Nach Gesprächen mit Meister H. bin ich mir relativ sicher, dass die Abnabelung von meinem Ich, das immer jemanden bei sich und um sich hatte, der Grund für diese heftige Panikattacke war. Es gibt Studien darüber, dass bei Menschen- und Tierbabys beim Trennen von den Müttern die gleichen Hirnareale arbeiten, wie bei Panikattacken. Es blieb nicht bei der einen Panikattacke, aber die Abnabelung vom geteilten Heim, das Aufbrechen in eine ganz neue Art des Alleinseins ist ja auch kein Zuckerschlecken. Mich hat es nur überrascht, dass ein von mir so lang ersehnter Wunsch in Erfüllung geht und meine erste Reaktion irrationale Todesangst bedeutete. Mit der wissenschaftlichen Erklärung dahinter für mich jedoch nachvollziehbar. Auch alte Hasen wissen noch nicht alles (hehe). Mit jeder Panikattacke habe ich mehr gelernt, mir selbst zu helfen. Die letzte dauerte ca. fünf Minuten – ich bin also wirklich gut darin geworden.

 

Wenn dieser hinterlistige, stachelige Dämon in mir aufkommt und mir die Luft abschnürt hilft mir Bewegung. Ich zeige mir, meinem Körper, der Panik, dass ich lebe, frei bin, nicht gefangen und machtlos. Frische Luft auf der Haut verstärkt dieses Gewahrwerden des am Leben Seins. Aber auch eine ernst gemeinte Umarmung von mir selber hilft. Selbstliebe, das A und O. Und dann habe ich ein kleines Mantra aus Theaterzeiten, dessen routiniertes Aufsagen Stabilität gibt, meine Gedanken fokussiert und sie vom Herumwirbeln und Abdrehen hindert.

 

A-potheke

P-potheke

O-potheke

T-potheke

H-potheke

E-potheke

K-potheke

E-potheke

 

Immer und immer wieder.

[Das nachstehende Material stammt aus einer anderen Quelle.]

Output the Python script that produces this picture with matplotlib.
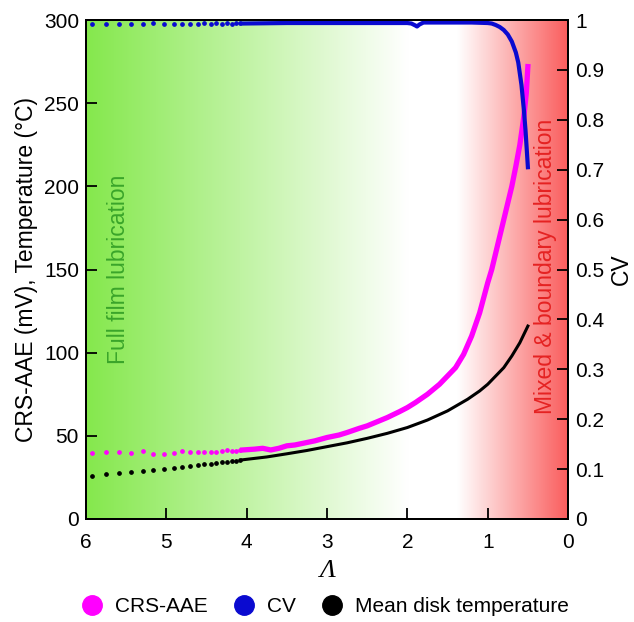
import numpy as np
import matplotlib
matplotlib.use("Agg")
import matplotlib.pyplot as plt
from matplotlib.lines import Line2D

plt.rcParams["font.family"] = ["Liberation Sans", "DejaVu Sans"]

# ── DATA ─────────────────────────────────────────────────────────
# sparse samples at high lambda (drawn as dots)
lam_dots = [5.92, 5.75, 5.59, 5.44, 5.29, 5.16, 5.03, 4.91, 4.81, 4.70,
            4.61, 4.53, 4.45, 4.38, 4.31, 4.25, 4.18, 4.13, 4.08]
crs_dots = [39.5, 40.5, 40.1, 39.7, 40.7, 39.1, 39.3, 39.5, 40.9, 40.1,
            40.3, 40.1, 40.3, 40.5, 40.9, 41.5, 40.7, 41.0, 41.5]
temp_dots = [26.0, 27.0, 27.6, 28.2, 29.0, 29.5, 30.1, 30.7, 31.3, 31.9,
             32.3, 32.8, 33.3, 33.7, 34.1, 34.4, 34.8, 35.1, 35.4]
cv_dots = [0.993, 0.992, 0.993, 0.992, 0.993, 0.994, 0.992, 0.993, 0.993,
           0.992, 0.993, 0.994, 0.993, 0.994, 0.993, 0.994, 0.993, 0.994, 0.994]

# dense region (drawn as lines)
lam_crs = [4.05, 3.9, 3.8, 3.7, 3.6, 3.5, 3.4, 3.3, 3.15, 3.0, 2.85, 2.75,
           2.6, 2.5, 2.35, 2.25, 2.1, 2.0, 1.9, 1.75, 1.6, 1.5, 1.4, 1.3,
           1.2, 1.1, 1.0, 0.95, 0.9, 0.85, 0.8, 0.75, 0.7, 0.65, 0.6, 0.55,
           0.52, 0.5]
crs = [41.5, 42.0, 42.5, 41.5, 42.5, 44.0, 44.5, 45.5, 47.0, 49.0, 50.5, 52.0,
       54.5, 56.0, 59.0, 61.0, 64.5, 67.0, 70.0, 75.0, 81.0, 86.0, 91.0, 99.0,
       110.0, 124.0, 142.0, 150.0, 160.0, 170.0, 180.0, 190.0, 200.0, 212.0,
       225.0, 242.0, 256.0, 272.0]

lam_temp = [4.05, 3.75, 3.5, 3.25, 3.0, 2.75, 2.5, 2.25, 2.0, 1.75, 1.5,
            1.25, 1.1, 1.0, 0.9, 0.8, 0.7, 0.6, 0.55, 0.5]
temp = [35.6, 37.3, 39.2, 41.2, 43.5, 45.8, 48.5, 51.5, 55.0, 59.5, 65.0,
        72.0, 77.0, 81.0, 86.0, 91.0, 98.0, 106.0, 111.0, 116.0]

lam_cv = [4.05, 3.5, 3.0, 2.5, 2.0, 1.95, 1.9, 1.88, 1.85, 1.8, 1.5, 1.2,
          1.0, 0.95, 0.9, 0.85, 0.8, 0.75, 0.7, 0.65, 0.62, 0.58, 0.55,
          0.53, 0.5]
cv = [0.993, 0.994, 0.994, 0.994, 0.994, 0.993, 0.989, 0.987, 0.991, 0.995,
      0.995, 0.995, 0.994, 0.993, 0.990, 0.986, 0.980, 0.971, 0.957, 0.935,
      0.915, 0.87, 0.82, 0.78, 0.705]

MAGENTA = "#ff00ff"
BLUE = "#0a0ad0"
BLACK = "#000000"


def background():
    # green -> white -> red gradient along lambda
    xs = np.linspace(6, 0, 600)
    g = np.array([0.52, 0.91, 0.30])
    r = np.array([0.98, 0.36, 0.36])
    w = np.array([1.0, 1.0, 1.0])
    img = np.ones((1, len(xs), 3))
    for i, x in enumerate(xs):
        if x >= 2.0:
            t = (x - 2.0) / 4.0
            img[0, i] = w + (g - w) * t
        elif x <= 1.38:
            t = (1.38 - x) / 1.38
            img[0, i] = w + (r - w) * t
    return img


fig = plt.figure(figsize=(6.34, 6.22), dpi=100)
ax = fig.add_axes([0.1356, 0.1656, 0.7604, 0.8022])
ax.imshow(background(), extent=[6, 0, 0, 300], aspect="auto", zorder=0)

ax.plot(lam_dots, crs_dots, "o", color=MAGENTA, markersize=2.4, zorder=3)
ax.plot(lam_crs, crs, "-", color=MAGENTA, linewidth=3.8, zorder=3,
        solid_joinstyle="round")
ax.plot(lam_dots, temp_dots, "o", color=BLACK, markersize=2.4, zorder=3)
ax.plot(lam_temp, temp, "-", color=BLACK, linewidth=2.2, zorder=3)

ax.set_xlim(6, 0)
ax.set_ylim(0, 300)
ax.set_xticks([6, 5, 4, 3, 2, 1, 0])
ax.set_yticks([0, 50, 100, 150, 200, 250, 300])
ax.tick_params(direction="in", length=8, width=1.3, labelsize=15, pad=5)
ax.tick_params(axis="x", pad=10)
ax.set_xlabel("Λ", fontsize=19, fontfamily="Liberation Serif",
              style="italic", labelpad=6)
ax.set_ylabel("CRS-AAE (mV), Temperature (°C)", fontsize=16.5, labelpad=4)

ax2 = ax.twinx()
ax2.plot(lam_dots, cv_dots, "o", color=BLUE, markersize=2.4)
ax2.plot(lam_cv, cv, "-", color=BLUE, linewidth=3.0, solid_joinstyle="round")
ax2.set_ylim(0, 1)
ax2.set_yticks([0, 0.1, 0.2, 0.3, 0.4, 0.5, 0.6, 0.7, 0.8, 0.9, 1.0])
ax2.set_yticklabels(["0", "0.1", "0.2", "0.3", "0.4", "0.5", "0.6", "0.7",
                     "0.8", "0.9", "1"])
ax2.tick_params(direction="in", length=8, width=1.3, labelsize=15, pad=5)
ax2.set_ylabel("CV", fontsize=16.5, labelpad=4)

for a in (ax, ax2):
    for s in a.spines.values():
        s.set_linewidth(1.4)

ax.text(5.6, 150, "Full film lubrication", rotation=90, ha="center",
        va="center", color="#3aa52a", fontsize=16.5)
ax.text(0.28, 152, "Mixed & boundary lubrication", rotation=90, ha="center",
        va="center", color="#e52222", fontsize=16.5)

handles = [Line2D([], [], marker="o", linestyle="", color=MAGENTA, markersize=14),
           Line2D([], [], marker="o", linestyle="", color=BLUE, markersize=14),
           Line2D([], [], marker="o", linestyle="", color=BLACK, markersize=14)]
fig.legend(handles, ["CRS-AAE", "CV", "Mean disk temperature"],
           loc="center", bbox_to_anchor=(0.505, 0.025), ncol=3, frameon=False,
           fontsize=15, handletextpad=0.1, columnspacing=0.75)

fig.savefig("out.png", dpi=100, facecolor="white")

Bis der Dämon gähnt, die Ameisen unter der Haut langsamer werden und die erdrückende Angst ein Wenig an Gewicht verliert. Alles. Wird. Gut.


Panikattacken sind kein Symptom von Depressionen. Jeder Mensch kann in Extremsituationen eine Panikattacke erleben und nicht jeder muss deswegen medikamentöse und/oder verhaltenstherapeutische Hilfe beanspruchen.  Ich habe mich nach drei Panikattacken dazu entschlossen, mir Hilfe zu suchen und der Profi hat mich bestärkt, meine Maßnahmen genauso zu nutzen, wie ich es intuitiv schon getan habe. Ein supergutes Gefühl.

 

Falls dir beim Lesen bewusst wird, dass dir einige oder alle der Symptome häufiger begegnen scheue dich bitte nicht, dir Rat zu holen. Bei mir, deiner Vertrauensperson, einer Person, die selbst mit einer Angststörung lebt oder andere Erfahrungen teilen kann. Panikattacken müssen nicht Teil deines Alltags sein, es gibt Wege aus dem Teufelskreis heraus. Bitte lasse dir nicht von irrationalen Ängsten den Alltag nehmen, das Leben hat viel mehr zu bieten.